** Start Supplied material **

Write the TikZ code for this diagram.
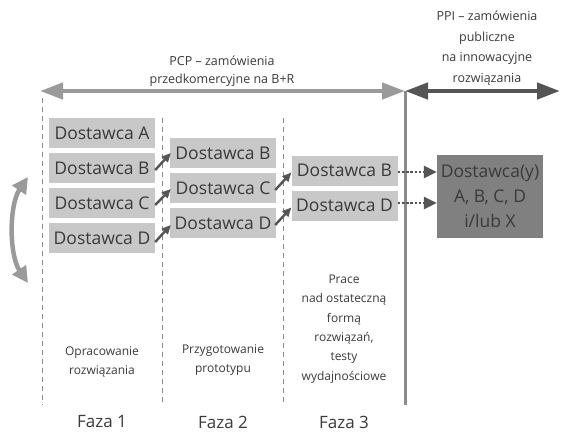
\documentclass[tikz,border=0pt]{standalone}
\usepackage{fontspec}
\setmainfont{Open Sans}
\usetikzlibrary{arrows.meta,calc}
\definecolor{boxlight}{HTML}{C8C8C8}
\definecolor{boxdark}{HTML}{808080}
\definecolor{arrlight}{HTML}{9A9A9A}
\definecolor{arrdark}{HTML}{555555}
\definecolor{txt}{HTML}{3A3A3A}
\definecolor{dashc}{HTML}{8A8A8A}
\begin{document}
\begin{tikzpicture}[x=1pt,y=-1pt,
  every node/.style={text=txt,font=\fontsize{12}{14}\selectfont},
  supplier/.style={fill=boxlight,minimum width=106pt,minimum height=30pt,inner sep=0pt,
    font=\fontsize{17.5}{19}\selectfont},
  final/.style={fill=boxdark,minimum width=106pt,minimum height=83pt,inner sep=0pt,
    align=center,font=\fontsize{17.5}{25}\selectfont},
  phaseline/.style={dashc,line width=0.8pt,dash pattern=on 5pt off 4pt},
  small arrow/.style={arrdark,line width=2.4pt,-{Triangle[length=9pt,width=8pt]}},
  dotted arrow/.style={arrdark,line width=2.8pt,dash pattern=on 2.6pt off 1.6pt,
    -{Triangle[length=13pt,width=12pt]}},
  desc/.style={align=center,font=\fontsize{12}{19.3}\selectfont},
  faza/.style={font=\fontsize{17}{20}\selectfont}
]
\useasboundingbox (0,0) rectangle (561,437);

% phase separators
\coordinate (d1t) at (42,98);  \coordinate (d1b) at (42,405);
\coordinate (d2t) at (162,118); \coordinate (d2b) at (162,405);
\coordinate (d3t) at (283,118); \coordinate (d3b) at (283,405);
\draw[phaseline] (d1t) -- (d1b);
\draw[phaseline] (d2t) -- (d2b);
\draw[phaseline] (d3t) -- (d3b);

% solid separator
\coordinate (mid) at (405,91);
\coordinate (midb) at (405,405);
\draw[arrlight!90!black,line width=3pt] (mid) -- (midb);

% top arrows
\coordinate (pcpL) at (40,91);
\coordinate (ppiR) at (560,91);
\draw[arrlight,line width=4.5pt,{Triangle[length=23pt,width=16pt]}-{Triangle[length=23pt,width=16pt]}] (pcpL) -- (mid);
\draw[arrdark,line width=4.5pt,{Triangle[length=23pt,width=16pt]}-{Triangle[length=23pt,width=16pt]}] (mid) -- (ppiR);

\node[align=center,font=\fontsize{12.5}{18}\selectfont] (pcp) at (222,71) {PCP – zamówienia\\przedkomercyjne na B+R};
\node[align=center,font=\fontsize{12.5}{20.5}\selectfont] (ppi) at (487,48) {PPI – zamówienia\\publiczne\\na innowacyjne\\rozwiązania};

% phase 1
\node[supplier] (a1) at (102,133) {Dostawca A};
\node[supplier] (b1) at (102,168) {Dostawca B};
\node[supplier] (c1) at (102,203) {Dostawca C};
\node[supplier] (e1) at (102,238) {Dostawca D};
% phase 2
\node[supplier] (b2) at (223,153) {Dostawca B};
\node[supplier] (c2) at (223,188) {Dostawca C};
\node[supplier] (e2) at (223,223) {Dostawca D};
% phase 3
\node[supplier] (b3) at (344.5,170.5) {Dostawca B};
\node[supplier] (e3) at (344.5,205.5) {Dostawca D};
% final
\node[final] (fin) at (490,196.5) {Dostawca(y)\\A, B, C, D\\i/lub X};

% transitions
\draw[small arrow] ($(b1.east)+(0,2)$) -- ($(b2.west)+(1,0)$);
\draw[small arrow] ($(c1.east)+(0,2)$) -- ($(c2.west)+(1,1)$);
\draw[small arrow] ($(e1.east)+(0,4)$) -- ($(e2.west)+(1,2)$);
\draw[small arrow] ($(c2.east)+(-1,2)$) -- ($(b3.west)+(0,2)$);
\draw[small arrow] ($(e2.east)+(-1,2)$) -- ($(e3.west)+(0,2)$);

\draw[dotted arrow] ($(b3.east)+(0,1.5)$) -- ($(fin.west)+(0,-24.5)$);
\draw[dotted arrow] ($(e3.east)+(0,-2.5)$) -- ($(fin.west)+(0,6.5)$);

% side curved arrow
\coordinate (cvt) at (28,177);
\coordinate (cvb) at (28,283);
\draw[arrlight,line width=4.5pt,{Triangle[length=16pt,width=16pt]}-{Triangle[length=16pt,width=16pt]}]
  (cvt) .. controls (9,205) and (9,255) .. (cvb);

% descriptions
\node[desc] (ds1) at (102,362) {Opracowanie\\rozwiązania};
\node[desc] (ds2) at (223,360) {Przygotowanie\\prototypu};
\node[desc] (ds3) at (344,329) {Prace\\nad ostateczną\\formą\\rozwiązań,\\testy\\wydajnościowe};

\node[faza] (f1) at (102,422) {Faza 1};
\node[faza] (f2) at (223,422) {Faza 2};
\node[faza] (f3) at (344,422) {Faza 3};
\end{tikzpicture}
\end{document}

** End Supplied material **

Exercise: Please quote the lines of the material, beginning with the first and ending with the one that contains "(0,0) rectangle (561,437);", exactly as written and without any pictures.

Task output:
Write the TikZ code for this diagram.
\documentclass[tikz,border=0pt]{standalone}
\usepackage{fontspec}
\setmainfont{Open Sans}
\usetikzlibrary{arrows.meta,calc}
\definecolor{boxlight}{HTML}{C8C8C8}
\definecolor{boxdark}{HTML}{808080}
\definecolor{arrlight}{HTML}{9A9A9A}
\definecolor{arrdark}{HTML}{555555}
\definecolor{txt}{HTML}{3A3A3A}
\definecolor{dashc}{HTML}{8A8A8A}
\begin{document}
\begin{tikzpicture}[x=1pt,y=-1pt,
  every node/.style={text=txt,font=\fontsize{12}{14}\selectfont},
  supplier/.style={fill=boxlight,minimum width=106pt,minimum height=30pt,inner sep=0pt,
    font=\fontsize{17.5}{19}\selectfont},
  final/.style={fill=boxdark,minimum width=106pt,minimum height=83pt,inner sep=0pt,
    align=center,font=\fontsize{17.5}{25}\selectfont},
  phaseline/.style={dashc,line width=0.8pt,dash pattern=on 5pt off 4pt},
  small arrow/.style={arrdark,line width=2.4pt,-{Triangle[length=9pt,width=8pt]}},
  dotted arrow/.style={arrdark,line width=2.8pt,dash pattern=on 2.6pt off 1.6pt,
    -{Triangle[length=13pt,width=12pt]}},
  desc/.style={align=center,font=\fontsize{12}{19.3}\selectfont},
  faza/.style={font=\fontsize{17}{20}\selectfont}
]
\useasboundingbox (0,0) rectangle (561,437);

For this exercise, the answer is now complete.